Blue State Blues

Gail Collins // Published October 25, 2008
I think it is about time for our quadrennial rant about the Electoral College.

Here we are just a little more than a week away from one of the most important elections in modern history, and most of us are beside the point, our states long since written off as hopelessly red or blue.

This is the time of year when parents from New York to Alabama ask the experts: How old should my child be before I tell him that his vote doesn’t count? Do I wait until she’s in high school to break it to her that if she decides to plant her roots in California or Utah, her role in presidential elections will be less significant than her voice in deciding who should be eliminated in the next episode of “Dancing With the Stars”?

As we all know, in America the president is actually chosen by an Electoral College of 538 members. This was a system devised by the founding fathers, who got the idea from ancient Rome, where democratic government worked exceptionally well.

The electors are chosen by the states, winner take all. The only exceptions are Maine and Nebraska, which divvy their electors up more or less according to the popular vote. A much more sensible approach, and good work, guys! But although Maine and Nebraska are lovely, first-rate states, neither has been much of a political trendsetter since the Alf Landon era.

Let’s be realistic. There are lots of calls for reform, but we have a country in economic meltdown. The globe is warming, the Middle East is in chaos and “Mad Men” keeps teetering on the brink of cancellation. We’re not going to get around to repairing the Electoral College any time in the near future.

I have given this a lot of thought, and I think our best immediate course of action is to whine a lot.

I want attention! I want to get Republican robo-calls during the dinner hour, telling me that Barack Obama is a terrorist. I want to have college students from other states coming to my door with helpful leaflets. I want volunteers offering to drive me to the polls. Or sitting at my feet, admiring the way I fill out my absentee ballot. I want to hear political ads every time I turn on the television. I want the love!

People in Virginia and Florida, please do not send me letters telling me that being the target of all this interest can be tiring, and that you yearn for quieter times when the ads on television were all about big cars, room fresheners and helpful messages on the best medication to take if you have a mysterious disease that consists only of initials.

I don’t care. I want my ballot to be important, to have a serious career of its own.

We recently heard a report that 13 people, most from New York and California, are being investigated for renting a three-bedroom house in Columbus, Ohio, and registering to vote there, just so they could count. I do not advise this sort of behavior, but truly, you can see where they were coming from.

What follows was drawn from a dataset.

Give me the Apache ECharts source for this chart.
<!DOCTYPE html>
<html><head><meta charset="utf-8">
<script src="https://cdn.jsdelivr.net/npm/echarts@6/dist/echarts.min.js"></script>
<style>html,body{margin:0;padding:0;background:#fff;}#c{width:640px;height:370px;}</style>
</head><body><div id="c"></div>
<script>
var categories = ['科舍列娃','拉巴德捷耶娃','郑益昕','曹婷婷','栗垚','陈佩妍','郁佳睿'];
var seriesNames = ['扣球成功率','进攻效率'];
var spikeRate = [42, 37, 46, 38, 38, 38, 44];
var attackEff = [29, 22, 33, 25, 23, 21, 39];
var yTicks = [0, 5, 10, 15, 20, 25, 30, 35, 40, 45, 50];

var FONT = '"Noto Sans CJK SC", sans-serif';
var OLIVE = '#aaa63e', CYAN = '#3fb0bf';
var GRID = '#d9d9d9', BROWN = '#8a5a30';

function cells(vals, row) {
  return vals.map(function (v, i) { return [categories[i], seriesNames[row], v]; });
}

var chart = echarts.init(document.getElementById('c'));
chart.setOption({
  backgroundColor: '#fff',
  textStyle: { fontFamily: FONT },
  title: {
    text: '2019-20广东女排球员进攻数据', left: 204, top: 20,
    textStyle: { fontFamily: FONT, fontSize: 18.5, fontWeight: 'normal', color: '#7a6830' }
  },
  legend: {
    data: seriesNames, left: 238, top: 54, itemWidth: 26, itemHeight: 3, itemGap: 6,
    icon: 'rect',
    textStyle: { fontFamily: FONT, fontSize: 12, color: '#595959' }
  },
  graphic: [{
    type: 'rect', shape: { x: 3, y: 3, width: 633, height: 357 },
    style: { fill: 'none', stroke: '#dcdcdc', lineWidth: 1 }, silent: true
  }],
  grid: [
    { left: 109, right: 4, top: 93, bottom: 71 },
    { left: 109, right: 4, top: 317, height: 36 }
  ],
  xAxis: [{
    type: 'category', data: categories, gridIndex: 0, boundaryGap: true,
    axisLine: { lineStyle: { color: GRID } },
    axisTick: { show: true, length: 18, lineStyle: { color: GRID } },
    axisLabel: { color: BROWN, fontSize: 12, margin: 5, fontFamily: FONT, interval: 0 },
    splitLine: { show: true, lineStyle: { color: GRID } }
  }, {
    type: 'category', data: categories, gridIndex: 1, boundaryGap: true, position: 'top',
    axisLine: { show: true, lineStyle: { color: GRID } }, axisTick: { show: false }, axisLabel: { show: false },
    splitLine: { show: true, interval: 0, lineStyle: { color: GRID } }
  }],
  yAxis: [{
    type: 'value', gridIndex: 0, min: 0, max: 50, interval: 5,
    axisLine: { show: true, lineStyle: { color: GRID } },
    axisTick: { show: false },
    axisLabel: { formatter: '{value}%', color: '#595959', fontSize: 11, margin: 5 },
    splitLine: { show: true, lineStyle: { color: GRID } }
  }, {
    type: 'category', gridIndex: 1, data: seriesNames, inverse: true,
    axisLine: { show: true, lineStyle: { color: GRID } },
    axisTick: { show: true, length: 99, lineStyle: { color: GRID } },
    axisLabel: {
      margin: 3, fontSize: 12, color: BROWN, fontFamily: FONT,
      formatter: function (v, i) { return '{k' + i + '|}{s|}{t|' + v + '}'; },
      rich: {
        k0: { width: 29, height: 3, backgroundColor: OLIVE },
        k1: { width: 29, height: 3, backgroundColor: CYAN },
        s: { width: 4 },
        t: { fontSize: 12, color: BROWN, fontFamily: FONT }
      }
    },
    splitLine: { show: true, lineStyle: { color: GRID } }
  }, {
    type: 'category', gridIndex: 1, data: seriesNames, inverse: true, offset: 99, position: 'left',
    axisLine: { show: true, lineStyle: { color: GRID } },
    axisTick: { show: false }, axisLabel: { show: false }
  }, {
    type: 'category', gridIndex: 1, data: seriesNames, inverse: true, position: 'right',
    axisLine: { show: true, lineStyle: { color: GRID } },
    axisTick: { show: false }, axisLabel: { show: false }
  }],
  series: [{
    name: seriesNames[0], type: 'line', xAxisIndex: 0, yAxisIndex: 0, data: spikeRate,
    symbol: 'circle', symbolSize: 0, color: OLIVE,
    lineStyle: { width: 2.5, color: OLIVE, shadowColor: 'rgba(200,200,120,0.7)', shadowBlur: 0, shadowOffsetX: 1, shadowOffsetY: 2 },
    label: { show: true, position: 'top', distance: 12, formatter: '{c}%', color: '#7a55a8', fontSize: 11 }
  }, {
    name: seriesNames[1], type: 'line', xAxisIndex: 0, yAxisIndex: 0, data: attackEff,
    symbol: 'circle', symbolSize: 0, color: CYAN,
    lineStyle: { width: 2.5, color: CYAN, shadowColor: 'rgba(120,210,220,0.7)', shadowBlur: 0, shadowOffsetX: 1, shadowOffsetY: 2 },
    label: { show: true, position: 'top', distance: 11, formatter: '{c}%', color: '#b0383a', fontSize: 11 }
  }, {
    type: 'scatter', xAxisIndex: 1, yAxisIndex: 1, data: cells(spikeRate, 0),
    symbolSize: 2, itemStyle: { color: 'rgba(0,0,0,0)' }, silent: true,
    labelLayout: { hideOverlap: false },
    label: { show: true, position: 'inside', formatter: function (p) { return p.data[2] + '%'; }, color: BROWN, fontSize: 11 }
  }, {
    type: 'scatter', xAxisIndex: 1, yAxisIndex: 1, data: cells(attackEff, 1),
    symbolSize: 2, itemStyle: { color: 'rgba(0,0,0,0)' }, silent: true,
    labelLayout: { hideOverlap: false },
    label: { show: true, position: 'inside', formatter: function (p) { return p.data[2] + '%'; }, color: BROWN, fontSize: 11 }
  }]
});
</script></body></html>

The biggest mistake of my life as a voter was leaving Ohio for New York. You can imagine circumstances under which the fate of New York’s electoral votes might remain uncertain in late October. But if that happened, the Democratic nominee would still not come to try to woo us, because he and all his associates would be hiding out in a fallout shelter beneath the Berkshire Mountains.

If I still lived in Ohio, I would go all the way and embark on a career as an undecided voter. Nothing could force me to make up my mind. Every day, cable TV shows would call me up to take my political temperature. If I had a cranky, anti-Obama day, it would make the CNN map turn pinker. Wolf Blitzer would have my phone number on auto-dial.

The Obama campaign honchos spent the summer bragging that they were the inclusive campaign because they were targeting 18 states. That of course meant that 32 states had already been relegated to the category of chopped liver. But they rightly pointed out that the McCain campaign was targeting only 11.

Now, it appears that John McCain has decided that it is once again all about Florida. The Democrats, in response, have created the Great Schlep, in which Jewish youths are supposed to go to Florida and talk their grandparents into voting for Obama.

While it’s not clear that many of these trips have actually taken place, it is probably a bad sign that we have not heard any talk about McCain urging retired WASPs in Arizona to go to Wisconsin and try to talk their grandchildren into voting Republican.

But there are still nine days left. And whatever you do, don’t forget to vote.